Protection against data loss
GitHub itself offers a high degree of redundancy and backup, but there’s always the possibility that your data could be lost due to a server failure or other catastrophic event. Backing up your GitHub repositories to an external source ensures that you have a copy of your code in case anything happens to the GitHub servers. By keeping a backup copy of your repositories, you can quickly restore your code and continue working without losing any progress.
Collaboration
GitHub is an excellent platform for collaborating with other developers on a project. However, when you’re working with others, there’s always the possibility that someone could accidentally delete or overwrite a critical piece of code. By backing up your GitHub repositories to an external source, you can quickly restore any lost code and keep your project moving forward.
Control over versioning
One of the benefits of using GitHub is that it keeps a history of all changes made to your code, allowing you to easily roll back to previous versions if necessary. However, if you don’t have a backup of your repositories, you’re relying solely on GitHub to maintain this version history. By backing up your repositories to an external source, you can have greater control over versioning and ensure that you always have access to previous versions of your code.
Compliance with regulatory requirements
If you’re working on a project that’s subject to regulatory requirements, you may be required to keep backups of your code in a separate location. By backing up your GitHub repositories to an external source, you can ensure that you’re meeting these requirements and avoiding any potential compliance issues.
Peace of mind
Perhaps the most important reason to back up your GitHub repositories to an external source is for your peace of mind. Knowing that your code is backed up in a separate location can give you the confidence to work on your projects without worrying about losing your work.

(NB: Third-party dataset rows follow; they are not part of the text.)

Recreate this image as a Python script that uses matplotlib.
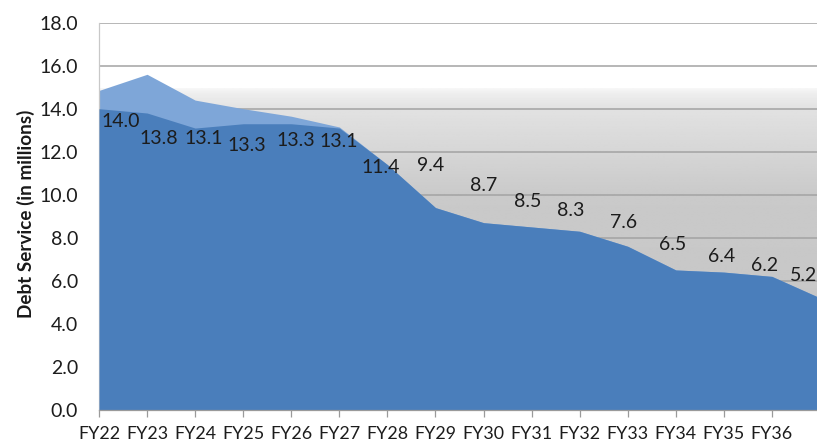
import numpy as np
import matplotlib
matplotlib.use("Agg")
import matplotlib.pyplot as plt

# Fiscal years and annual debt service (in millions)
years = ["FY22", "FY23", "FY24", "FY25", "FY26", "FY27", "FY28", "FY29",
         "FY30", "FY31", "FY32", "FY33", "FY34", "FY35", "FY36", "FY37"]
debt_service = [14.0, 13.8, 13.1, 13.3, 13.3, 13.1, 11.4, 9.4,
                8.7, 8.5, 8.3, 7.6, 6.5, 6.4, 6.2, 5.2]
total_service = [14.85, 15.6, 14.4, 14.0, 13.65, 13.15, 11.4, 9.4,
                 8.7, 8.5, 8.3, 7.6, 6.5, 6.4, 6.2, 5.2]
y_ticks = [0, 2, 4, 6, 8, 10, 12, 14, 16, 18]

# label placement relative to each point (pixels, x right / y up)
label_offsets = [(22, -13), (12, -25), (9, -10), (4, -22), (5, -17), (-1, -13),
                 (-7, -3), (-5, 42), (0, 37), (-4, 25), (-9, 21), (-4, 24),
                 (-3, 25), (-2, 16), (-7, 11), (-16, 22)]

plt.rcParams["font.family"] = ["Lato", "DejaVu Sans"]

W, H = 817, 447
fig = plt.figure(figsize=(W / 100, H / 100), dpi=100)
ax = fig.add_axes([99 / W, (H - 409.7) / H, 721 / W, 387 / H])

x = np.arange(len(years))
n_shown = 15

# shaded band behind the areas
band_top = 14.95
ys = np.linspace(band_top, 0, 200)
shade = np.interp(ys, [0, 10, 12, 14, 14.7, band_top], [0.77, 0.79, 0.84, 0.885, 0.93, 0.965])
img = np.repeat(shade[:, None], 2, axis=1)
ax.imshow(img, extent=(0, 15, 0, band_top), aspect="auto", cmap="gray",
          vmin=0, vmax=1, zorder=0, interpolation="bilinear")

ax.fill_between(x, 0, total_service, color="#7EA6D8", lw=0, zorder=2)
ax.fill_between(x, 0, debt_service, color="#4A7EBB", lw=0, zorder=3)

for xi, v, (dx, dy) in zip(x, debt_service, label_offsets):
    ax.annotate(f"{v:.1f}", (xi, v), xytext=(dx, dy), textcoords="offset pixels",
                ha="center", va="center", fontsize=14, color="#1c1c1c", zorder=5)

ax.set_xlim(0, 15)
ax.set_ylim(0, 18)
ax.set_yticks(y_ticks)
ax.set_yticklabels([f"{t:.1f}" for t in y_ticks])
ax.set_xticks(x[:n_shown])
ax.set_xticklabels(years[:n_shown])

ax.yaxis.grid(True, color="#a3a3a3", lw=1.1)
ax.set_axisbelow(True)
for gl in ax.get_ygridlines():
    gl.set_zorder(1)

ax.tick_params(axis="y", length=0, pad=15, labelsize=14, labelcolor="#1c1c1c")
ax.tick_params(axis="x", length=5, width=0.9, color="#9a9a9a", pad=7,
               labelsize=12.9, labelcolor="#1c1c1c")

for s in ("top", "right"):
    ax.spines[s].set_visible(False)
ax.spines["left"].set_color("#c8c8c8")
ax.spines["left"].set_linewidth(0.9)
ax.spines["bottom"].set_color("#9a9a9a")
ax.spines["bottom"].set_linewidth(0.9)
ax.spines["bottom"].set_zorder(4)

ax.set_ylabel("Debt Service (in millions)", fontsize=13.6, fontweight="bold",
              color="#1a1a1a")
ax.yaxis.set_label_coords(-0.089, 0.507)

fig.savefig("out.png", dpi=100)
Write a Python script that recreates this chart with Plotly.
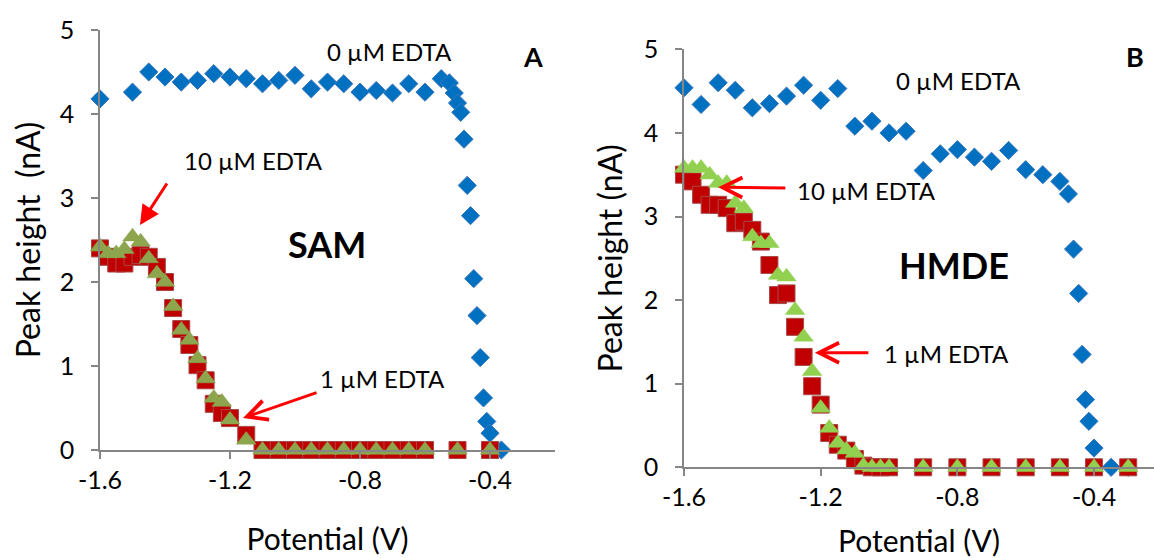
import plotly.graph_objects as go

W, H = 1154, 558

# ---------------- Panel A (SAM) ----------------
a_blue_x = [-1.6, -1.5, -1.45, -1.4, -1.35, -1.3, -1.25, -1.2, -1.15, -1.1, -1.05, -1.0,
            -0.95, -0.9, -0.85, -0.8, -0.75, -0.7, -0.65, -0.6, -0.55,
            -0.525, -0.51, -0.5, -0.49, -0.48, -0.47, -0.46, -0.45, -0.44, -0.43,
            -0.42, -0.41, -0.4, -0.365]
a_blue_y = [4.18, 4.26, 4.50, 4.44, 4.38, 4.40, 4.48, 4.44, 4.42, 4.36, 4.40, 4.46,
            4.30, 4.38, 4.36, 4.26, 4.28, 4.25, 4.36, 4.26, 4.42,
            4.37, 4.25, 4.13, 4.02, 3.70, 3.15, 2.79, 2.04, 1.60, 1.10,
            0.62, 0.34, 0.20, 0.0]

a_x = [-1.6, -1.575, -1.55, -1.525, -1.5, -1.475, -1.45, -1.425, -1.4, -1.375, -1.35,
       -1.325, -1.3, -1.275, -1.25, -1.225, -1.2, -1.15,
       -1.1, -1.05, -1.0, -0.95, -0.9, -0.85, -0.8, -0.75, -0.7, -0.65, -0.6, -0.5, -0.4]
a_1uM = [2.40, 2.30, 2.22, 2.22, 2.30, 2.32, 2.30, 2.18, 2.00, 1.69, 1.44,
         1.25, 1.01, 0.83, 0.55, 0.44, 0.38, 0.18,
         0, 0, 0, 0, 0, 0, 0, 0, 0, 0, 0, 0, 0]
a_10uM = [2.42, 2.34, 2.34, 2.39, 2.54, 2.48, 2.28, 2.10, 2.00, 1.71, 1.43,
          1.31, 1.09, 0.85, 0.62, 0.57, 0.36, 0.12,
          0, 0, 0, 0, 0, 0, 0, 0, 0, 0, 0, 0, 0]

# ---------------- Panel B (HMDE) ----------------
b_blue_x = [-1.6, -1.55, -1.5, -1.45, -1.4, -1.35, -1.3, -1.25, -1.2, -1.15, -1.1, -1.05,
            -1.0, -0.95, -0.9, -0.85, -0.8, -0.75, -0.7, -0.65, -0.6, -0.55, -0.5,
            -0.475, -0.46, -0.445, -0.435, -0.425, -0.415, -0.4, -0.35, -0.3]
b_blue_y = [4.54, 4.34, 4.60, 4.51, 4.30, 4.35, 4.44, 4.57, 4.39, 4.53, 4.08, 4.14,
            4.00, 4.02, 3.55, 3.75, 3.80, 3.71, 3.66, 3.79, 3.56, 3.50, 3.42,
            3.27, 2.61, 2.08, 1.35, 0.81, 0.55, 0.23, 0.0, 0.0]

b_x = [-1.6, -1.575, -1.55, -1.525, -1.5, -1.475, -1.45, -1.425, -1.4, -1.375, -1.35,
       -1.325, -1.3, -1.275, -1.25, -1.225, -1.2, -1.175, -1.15, -1.125, -1.1,
       -1.075, -1.05, -1.025, -1.0, -0.9, -0.8, -0.7, -0.6, -0.5, -0.4, -0.3]
b_1uM = [3.50, 3.42, 3.26, 3.14, 3.14, 3.10, 2.92, 2.94, 2.84, 2.70, 2.42,
         2.06, 2.08, 1.68, 1.32, 0.97, 0.75, 0.41, 0.27, 0.20, 0.10,
         0.02, 0, 0, 0, 0, 0, 0, 0, 0, 0, 0]
b_10uM = [3.58, 3.58, 3.58, 3.50, 3.40, 3.40, 3.16, 3.10, 2.76, 2.68, 2.68,
          2.30, 2.28, 1.88, 1.56, 1.15, 0.71, 0.47, 0.29, 0.21, 0.17,
          0.02, 0, 0, 0, 0, 0, 0, 0, 0, 0, 0]

x_ticks = [-1.6, -1.2, -0.8, -0.4]
x_tick_text = ["-1.6", "-1.2", "-0.8", "-0.4"]
y_ticks = [0, 1, 2, 3, 4, 5]

FONT = "Lato"
BLUE = "#0070C0"
RED = "#C00000"
GREEN_A = "#8DA64E"
GREEN_B = "#92D050"


def px(x, y):
    return x / W, 1 - y / H


fig = go.Figure()

def add_panel(xa, ya, bx, by, sx, s1, s10, green):
    fig.add_trace(go.Scatter(x=bx, y=by, mode="markers", xaxis=xa, yaxis=ya, cliponaxis=False,
                             marker=dict(symbol="diamond", size=14, color=BLUE,
                                         line=dict(color="#3C78BE", width=1)),
                             name="0 µM EDTA", showlegend=False))
    fig.add_trace(go.Scatter(x=sx, y=s1, mode="markers", xaxis=xa, yaxis=ya, cliponaxis=False,
                             marker=dict(symbol="square", size=17, color=RED,
                                         line=dict(color="#A84848", width=1)),
                             name="1 µM EDTA", showlegend=False))
    fig.add_trace(go.Scatter(x=sx, y=s10, mode="markers", xaxis=xa, yaxis=ya, cliponaxis=False,
                             marker=dict(symbol="triangle-up", size=17, color=green,
                                         line=dict(color=green, width=0.5)),
                             name="10 µM EDTA", showlegend=False))

add_panel("x", "y", a_blue_x, a_blue_y, a_x, a_1uM, a_10uM, GREEN_A)
add_panel("x2", "y2", b_blue_x, b_blue_y, b_x, b_1uM, b_10uM, GREEN_B)

axis_common = dict(showgrid=False, zeroline=False, showline=True, linecolor="#868686",
                   linewidth=1.5, ticks="outside", tickcolor="#868686", ticklen=7,
                   tickwidth=1.5, automargin=False,
                   tickfont=dict(family=FONT, size=25, color="#000"))
xtitle_font = dict(family=FONT, size=30, color="#000")
ytitle_font = dict(family=FONT, size=32, color="#000")

fig.update_layout(
    width=W, height=H, margin=dict(l=0, r=0, t=0, b=0),
    paper_bgcolor="white", plot_bgcolor="white", showlegend=False,
    xaxis=dict(domain=[100 / W, 555 / W], range=[-1.6, -0.2], tickvals=x_ticks,
               ticktext=x_tick_text, anchor="y",
               title=dict(text="Potential (V)", standoff=36, font=xtitle_font), **axis_common),
    yaxis=dict(domain=[1 - 450 / H, 1 - 30 / H], range=[0, 5], tickvals=y_ticks, anchor="x",
               ticklabelstandoff=12,
               title=dict(text="Peak height  (nA)", standoff=10, font=ytitle_font), **axis_common),
    xaxis2=dict(domain=[684 / W, 1.0], range=[-1.6, -1.6 + (W - 684) / 341.7], tickvals=x_ticks,
                ticktext=x_tick_text, anchor="y2",
                title=dict(text="Potential (V)", standoff=24, font=xtitle_font), **axis_common),
    yaxis2=dict(domain=[1 - 467.3 / H, 1 - 49.3 / H], range=[0, 5], tickvals=y_ticks,
                anchor="x2", ticklabelstandoff=12,
                title=dict(text="Peak height (nA)", standoff=12, font=ytitle_font), **axis_common),
)

def text(xp, yp, s, size=20, bold=False):
    x, y = px(xp, yp)
    fig.add_annotation(x=x, y=y, xref="paper", yref="paper", text=f"<b>{s}</b>" if bold else s,
                       showarrow=False, font=dict(family=FONT, size=size, color="#000"),
                       xanchor="center", yanchor="middle")

def arrow(xr, yr, tip, tail, head):
    fig.add_annotation(x=tip[0], y=tip[1], xref=xr, yref=yr, ax=tail[0], ay=tail[1],
                       axref=xr, ayref=yr, text="", showarrow=True, arrowhead=head,
                       arrowsize=1.3, arrowwidth=3, arrowcolor="#FF0000", standoff=0)

# Panel A texts
text(389, 52, "0 µM EDTA", 24)
text(533, 56, "A", 27, True)
text(253, 160, "10 µM EDTA", 24)
text(327, 244, "SAM", 36, True)
text(383, 378, "1 µM EDTA", 24)
arrow("x", "y", (-1.477, 2.68), (-1.391, 3.19), 2)
arrow("x", "y", (-1.16, 0.38), (-0.929, 0.69), 5)

# Panel B texts
text(958, 80, "0 µM EDTA", 24)
text(1135, 56, "B", 27, True)
text(866, 190, "10 µM EDTA", 24)
text(954, 265, "HMDE", 36, True)
text(946, 353, "1 µM EDTA", 24)
arrow("x2", "y2", (-1.50, 3.35), (-1.299, 3.34), 5)
arrow("x2", "y2", (-1.217, 1.37), (-1.056, 1.37), 5)

fig.write_html("out.html")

By taking this simple step, you can avoid the stress and frustration of losing hours, days, or even weeks of work due to a data loss event.
Why back it up?
GitHub is an excellent platform for managing and storing your code, it’s essential to back up your repositories to an external source to protect against data loss, facilitate collaboration, maintain version control, comply with regulatory requirements, and provide peace of mind. By taking this simple step, you can ensure that your code is always safe and secure, no matter what happens to GitHub and/or your ability to login.
Backing up your code
-
Install
pip
if you don’t already have it -
Install
python3.x
or ensure it’s readily available -
Create a GitHub access token (a
personal access token (classic)
will suffice -
Specify
repo
access for scope, and set the duration to the minimal -
Export the GitHub access token you created in step #3 to your session:
export ACCESS_TOKEN=SOME-GITHUB-TOKEN
-
cd
to the directory in which you want to store all of your repositories -
Execute the command (replace
YOUR_GITHUB_USERNAME
with your GitHub username):github-backup YOUR_GITHUB_USERNAME --token $ACCESS_TOKEN --output-directory ./ --repositories --private
-
You should see the following output:
2023-03-08T00:20:11.153: Backing up user YOUR_GITHUB_USERNAME to /mnt/y/coderepo/example 2023-03-08T00:20:11.154: Requesting https://api.github.com/user?per_page=100&page=1 2023-03-08T00:20:11.336: Retrieving repositories 2023-03-08T00:20:11.336: Requesting https://api.github.com/user/repos?per_page=100&page=1 2023-03-08T00:20:13.869: Requesting https://api.github.com/user/repos?per_page=100&page=2 2023-03-08T00:20:14.180: Filtering repositories 2023-03-08T00:20:14.181: Backing up repositories 2023-03-08T00:20:14.458: Cloning 0x4447_product_maintenance repository from https://*****:x-oauth-basic@github.com/YOUR_GITHUB_USERNAME/example.git to /mnt/c/coderepo/gh_backup/repositories/example/repository
Conclusion
You’ve now safely stored your GitHub repositories locally, and are hopefully following a 3-2-1 backup strategy. Huzzah!